Karlsson’s score is frequently driven by jaunty ostinati. His romps dance propulsively whether the beat is divided into two, three, four, or five. He peppers the score with ripping Gershwin-esque clarinet soli that evoke the noire-ish atmosphere of the docks. The players from International Contemporary Ensemble (ICE), led enthusiastically by Nicholas DeMaison (ICE) unsurprisingly functioned superbly in both ensemble and soloistic passages.

Blythe Gaissert in The Echo Drift, Prototype Festival, 2018. Photo: Maria Baranova.

The moth, appealingly mesmerizing, could have a spin-off opera all to itself. Created by individual acrylic paintings set in stop-motion animation, it moves like an insect shadow ricocheting off a porch light on a chilly autumn night in the country.

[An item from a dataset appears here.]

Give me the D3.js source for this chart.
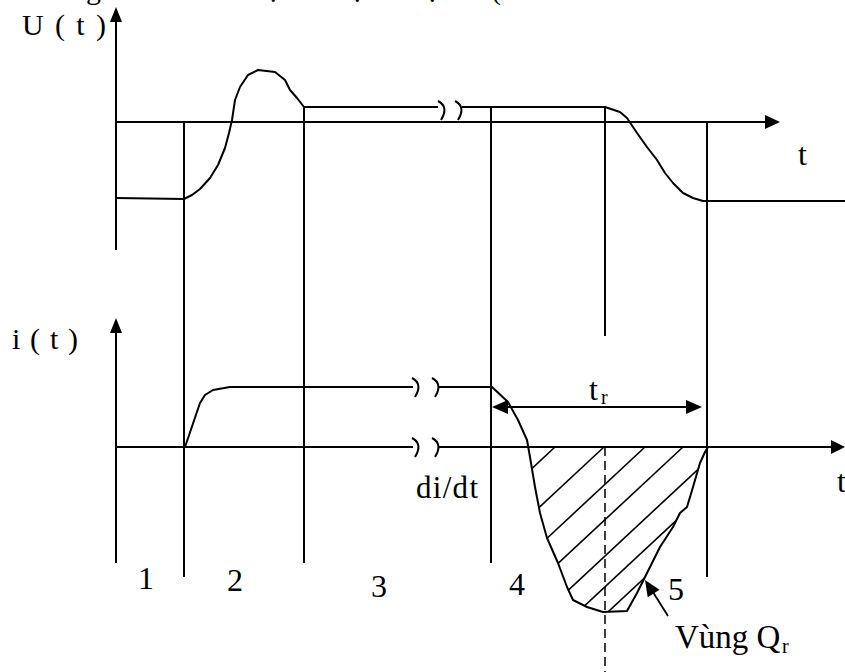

John Kelly’s voice had a hushed, almost sibilant quality. Captured in his tone was the conflict between the moth’s fragility at the awareness of his miniscule life-span and the stoic acceptance of his place in the natural cycle of death.

As the governor, Kelly’s face took on sallow weight. Bags formed under his eyes. He resurrected a man burdened by the daily indignities of a dysfunctional, mob-tied bureaucracy; a life drenched in moral ambiguity.

It’s hard to say whether the piece has a beating heart. It has little to say about the specific cruelty of solitary confinement. Its protagonist would be mere background talent on Orange is the New Black, she is so rife with prison clichés. That said, actor John Kelly is effortlessly engrossing, the score as a work of chamber music is taught and pulsing with life, and the visual art and design are delicious eye candy. If only there were a gripping story to bind it all together.